Last Saturday at a convening in McAllen, a college president, public school administrators and educators, and many families representing schools from the lower Rio Grande Valley and the Equal Voice Network spoke of their desire for all children in public schools be college prepared, college ready and supported in completing higher education degrees. They also support full and equitable funding of public schools, disturbed that draconian cuts were made in 2011 and schools are still underfunded.

PTA Comunitarios are an alternative grassroots-based form of the traditional parent organization. The PTA Comunitarios in the Texas Rio Grande Valley, know very clearly that under the new curriculum plan, their children from the poorest neighborhoods and colonias will be counseled into tracks not of college-preparation quality.

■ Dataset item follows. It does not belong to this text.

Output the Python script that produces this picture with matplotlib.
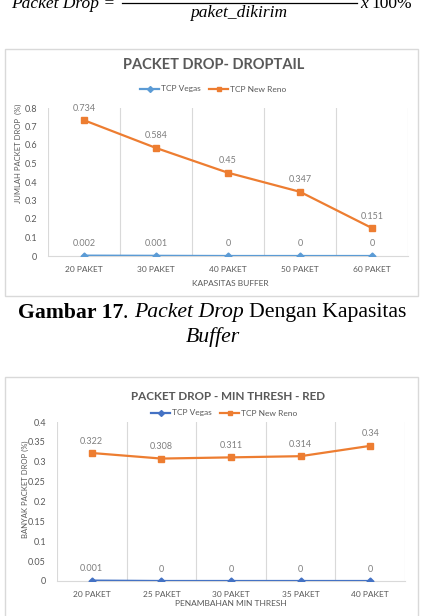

They call on you for the following:

  • Do not exclude Algebra II as a required subject in high school.
  • Keep the requirements that were in place for the 4×4 curriculum.
  • Support the PSJA model for all students to be prepared for college.
  • All of our children should be considered college-material and taught accordingly.

The Intercultural Development Research Association is an independent, private non-profit organization, led by María Robledo Montecel, Ph.D., dedicated to assuring educational opportunity for every child. At IDRA, we develop innovative research- and experience-based solutions and policies to assure that (1) all students have access to and succeed in high-quality schools, (2) families and communities have a voice in transforming the educational institutions that serve their children, and (3) educators have access to integrated professional development that helps to solve problems, create solutions, and use best practices to educate all students to high standards.

The Texas Latino Education Coalition includes groups such as the Mexican American Legal Defense and Educational Fund (MALDEF), Texas League of United Latin American Citizens (LULAC), the National Council of La Raza (NCLR), Mexican American School Board Association (MASBA), Intercultural Development Research Association (IDRA), Texas Association of Mexican American Chambers of Commerce (TAMACC), Texas Hispanics Organized for Political Education (HOPE), Texas Association for Bilingual Education (TABE), Texas Association for Chicanos in Higher Education (TACHE), the Cesar E. Chavez Legacy and Educational Foundation, and the Hector P. Garcia G.I. Forum.

PTA Comunitario is a community-based parent-teacher organization whose sole purpose is to collaborate with schools to improve children’s academic outcomes. To date, the PTA Comunitario model has taken root in the Texas Rio Grande Valley among Spanish-speaking, Hispanic, working-class families. The PTA Comunitario model is based on IDRA’s Family Leadership in Education process and decades of experience engaging parents and families in education.